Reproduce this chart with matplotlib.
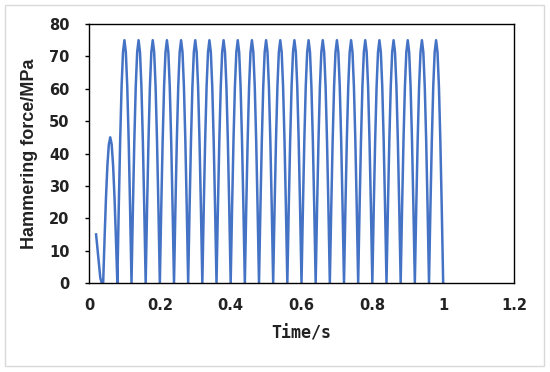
import matplotlib
matplotlib.use("Agg")
import matplotlib.pyplot as plt
import numpy as np
from matplotlib.patches import Rectangle
from matplotlib.ticker import FuncFormatter

# hammering force samples (MPa), every 4 ms from 0.02 s to 1.0 s
force = [
    15, 10.5, 6, 1.5, 0,
    0, 13.9, 26.5, 36.4, 42.8, 45, 42.8, 36.4, 26.5, 13.9,
    0, 23.2, 44.1, 60.7, 71.3, 75, 71.3, 60.7, 44.1, 23.2,
    0, 23.2, 44.1, 60.7, 71.3, 75, 71.3, 60.7, 44.1, 23.2,
    0, 23.2, 44.1, 60.7, 71.3, 75, 71.3, 60.7, 44.1, 23.2,
    0, 23.2, 44.1, 60.7, 71.3, 75, 71.3, 60.7, 44.1, 23.2,
    0, 23.2, 44.1, 60.7, 71.3, 75, 71.3, 60.7, 44.1, 23.2,
    0, 23.2, 44.1, 60.7, 71.3, 75, 71.3, 60.7, 44.1, 23.2,
    0, 23.2, 44.1, 60.7, 71.3, 75, 71.3, 60.7, 44.1, 23.2,
    0, 23.2, 44.1, 60.7, 71.3, 75, 71.3, 60.7, 44.1, 23.2,
    0, 23.2, 44.1, 60.7, 71.3, 75, 71.3, 60.7, 44.1, 23.2,
    0, 23.2, 44.1, 60.7, 71.3, 75, 71.3, 60.7, 44.1, 23.2,
    0, 23.2, 44.1, 60.7, 71.3, 75, 71.3, 60.7, 44.1, 23.2,
    0, 23.2, 44.1, 60.7, 71.3, 75, 71.3, 60.7, 44.1, 23.2,
    0, 23.2, 44.1, 60.7, 71.3, 75, 71.3, 60.7, 44.1, 23.2,
    0, 23.2, 44.1, 60.7, 71.3, 75, 71.3, 60.7, 44.1, 23.2,
    0, 23.2, 44.1, 60.7, 71.3, 75, 71.3, 60.7, 44.1, 23.2,
    0, 23.2, 44.1, 60.7, 71.3, 75, 71.3, 60.7, 44.1, 23.2,
    0, 23.2, 44.1, 60.7, 71.3, 75, 71.3, 60.7, 44.1, 23.2,
    0, 23.2, 44.1, 60.7, 71.3, 75, 71.3, 60.7, 44.1, 23.2,
    0, 23.2, 44.1, 60.7, 71.3, 75, 71.3, 60.7, 44.1, 23.2,
    0, 23.2, 44.1, 60.7, 71.3, 75, 71.3, 60.7, 44.1, 23.2,
    0, 23.2, 44.1, 60.7, 71.3, 75, 71.3, 60.7, 44.1, 23.2,
    0, 23.2, 44.1, 60.7, 71.3, 75, 71.3, 60.7, 44.1, 23.2,
    0, 23.2, 44.1, 60.7, 71.3, 75, 71.3, 60.7, 44.1, 23.2,
    0,
]
time = np.round(np.linspace(0.02, 1.0, len(force)), 3)

x_ticks = [0, 0.2, 0.4, 0.6, 0.8, 1.0, 1.2]
y_ticks = [0, 10, 20, 30, 40, 50, 60, 70, 80]

fig = plt.figure(figsize=(5.5, 3.72), dpi=100)
fig.patches.append(Rectangle((5 / 550, 6 / 372), 539 / 550, 361 / 372,
                             transform=fig.transFigure, fill=False,
                             edgecolor="#d9d9d9", linewidth=1.0))
ax = fig.add_axes([89 / 550, 1 - 283 / 372, 425 / 550, 259 / 372])

ax.plot(time, force, color="#4472C4", linewidth=1.8)

ax.set_xlim(0, 1.2)
ax.set_ylim(0, 80)
ax.set_xticks(x_ticks)
ax.set_yticks(y_ticks)
ax.xaxis.set_major_formatter(FuncFormatter(lambda v, p: f"{v:g}"))

for s in ax.spines.values():
    s.set_color("black")
    s.set_linewidth(1.0)
ax.tick_params(axis="x", length=0, pad=11)
ax.tick_params(axis="y", direction="out", length=3, width=1, pad=11)
for lab in ax.get_xticklabels() + ax.get_yticklabels():
    lab.set_fontfamily("DejaVu Sans")
    lab.set_fontweight("bold")
    lab.set_fontsize(10.5)
    lab.set_color("#222222")

ax.set_xlabel("Time/s", fontfamily="DejaVu Sans Mono", fontweight="bold",
              fontsize=12, color="#222222")
ax.xaxis.set_label_coords(0.5, -(333 - 283) / 259, transform=ax.transAxes)
ax.set_ylabel("Hammering force/MPa", fontfamily="Liberation Sans", fontweight="bold",
              fontsize=13, color="#222222")
ax.yaxis.set_label_coords(-(89 - 30) / 425, 0.5, transform=ax.transAxes)
ax.yaxis.label.set_va("center")
ax.xaxis.label.set_va("center")

fig.savefig("out.png", dpi=100)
==============================
• [Problem to solve]:
Copy the material shown above in full and exactly. Skip the pictures.

• [Answer to this task]:
Reproduce this chart with matplotlib.
import matplotlib
matplotlib.use("Agg")
import matplotlib.pyplot as plt
import numpy as np
from matplotlib.patches import Rectangle
from matplotlib.ticker import FuncFormatter

# hammering force samples (MPa), every 4 ms from 0.02 s to 1.0 s
force = [
    15, 10.5, 6, 1.5, 0,
    0, 13.9, 26.5, 36.4, 42.8, 45, 42.8, 36.4, 26.5, 13.9,
    0, 23.2, 44.1, 60.7, 71.3, 75, 71.3, 60.7, 44.1, 23.2,
    0, 23.2, 44.1, 60.7, 71.3, 75, 71.3, 60.7, 44.1, 23.2,
    0, 23.2, 44.1, 60.7, 71.3, 75, 71.3, 60.7, 44.1, 23.2,
    0, 23.2, 44.1, 60.7, 71.3, 75, 71.3, 60.7, 44.1, 23.2,
    0, 23.2, 44.1, 60.7, 71.3, 75, 71.3, 60.7, 44.1, 23.2,
    0, 23.2, 44.1, 60.7, 71.3, 75, 71.3, 60.7, 44.1, 23.2,
    0, 23.2, 44.1, 60.7, 71.3, 75, 71.3, 60.7, 44.1, 23.2,
    0, 23.2, 44.1, 60.7, 71.3, 75, 71.3, 60.7, 44.1, 23.2,
    0, 23.2, 44.1, 60.7, 71.3, 75, 71.3, 60.7, 44.1, 23.2,
    0, 23.2, 44.1, 60.7, 71.3, 75, 71.3, 60.7, 44.1, 23.2,
    0, 23.2, 44.1, 60.7, 71.3, 75, 71.3, 60.7, 44.1, 23.2,
    0, 23.2, 44.1, 60.7, 71.3, 75, 71.3, 60.7, 44.1, 23.2,
    0, 23.2, 44.1, 60.7, 71.3, 75, 71.3, 60.7, 44.1, 23.2,
    0, 23.2, 44.1, 60.7, 71.3, 75, 71.3, 60.7, 44.1, 23.2,
    0, 23.2, 44.1, 60.7, 71.3, 75, 71.3, 60.7, 44.1, 23.2,
    0, 23.2, 44.1, 60.7, 71.3, 75, 71.3, 60.7, 44.1, 23.2,
    0, 23.2, 44.1, 60.7, 71.3, 75, 71.3, 60.7, 44.1, 23.2,
    0, 23.2, 44.1, 60.7, 71.3, 75, 71.3, 60.7, 44.1, 23.2,
    0, 23.2, 44.1, 60.7, 71.3, 75, 71.3, 60.7, 44.1, 23.2,
    0, 23.2, 44.1, 60.7, 71.3, 75, 71.3, 60.7, 44.1, 23.2,
    0, 23.2, 44.1, 60.7, 71.3, 75, 71.3, 60.7, 44.1, 23.2,
    0, 23.2, 44.1, 60.7, 71.3, 75, 71.3, 60.7, 44.1, 23.2,
    0, 23.2, 44.1, 60.7, 71.3, 75, 71.3, 60.7, 44.1, 23.2,
    0,
]
time = np.round(np.linspace(0.02, 1.0, len(force)), 3)

x_ticks = [0, 0.2, 0.4, 0.6, 0.8, 1.0, 1.2]
y_ticks = [0, 10, 20, 30, 40, 50, 60, 70, 80]

fig = plt.figure(figsize=(5.5, 3.72), dpi=100)
fig.patches.append(Rectangle((5 / 550, 6 / 372), 539 / 550, 361 / 372,
                             transform=fig.transFigure, fill=False,
                             edgecolor="#d9d9d9", linewidth=1.0))
ax = fig.add_axes([89 / 550, 1 - 283 / 372, 425 / 550, 259 / 372])

ax.plot(time, force, color="#4472C4", linewidth=1.8)

ax.set_xlim(0, 1.2)
ax.set_ylim(0, 80)
ax.set_xticks(x_ticks)
ax.set_yticks(y_ticks)
ax.xaxis.set_major_formatter(FuncFormatter(lambda v, p: f"{v:g}"))

for s in ax.spines.values():
    s.set_color("black")
    s.set_linewidth(1.0)
ax.tick_params(axis="x", length=0, pad=11)
ax.tick_params(axis="y", direction="out", length=3, width=1, pad=11)
for lab in ax.get_xticklabels() + ax.get_yticklabels():
    lab.set_fontfamily("DejaVu Sans")
    lab.set_fontweight("bold")
    lab.set_fontsize(10.5)
    lab.set_color("#222222")

ax.set_xlabel("Time/s", fontfamily="DejaVu Sans Mono", fontweight="bold",
              fontsize=12, color="#222222")
ax.xaxis.set_label_coords(0.5, -(333 - 283) / 259, transform=ax.transAxes)
ax.set_ylabel("Hammering force/MPa", fontfamily="Liberation Sans", fontweight="bold",
              fontsize=13, color="#222222")
ax.yaxis.set_label_coords(-(89 - 30) / 425, 0.5, transform=ax.transAxes)
ax.yaxis.label.set_va("center")
ax.xaxis.label.set_va("center")

fig.savefig("out.png", dpi=100)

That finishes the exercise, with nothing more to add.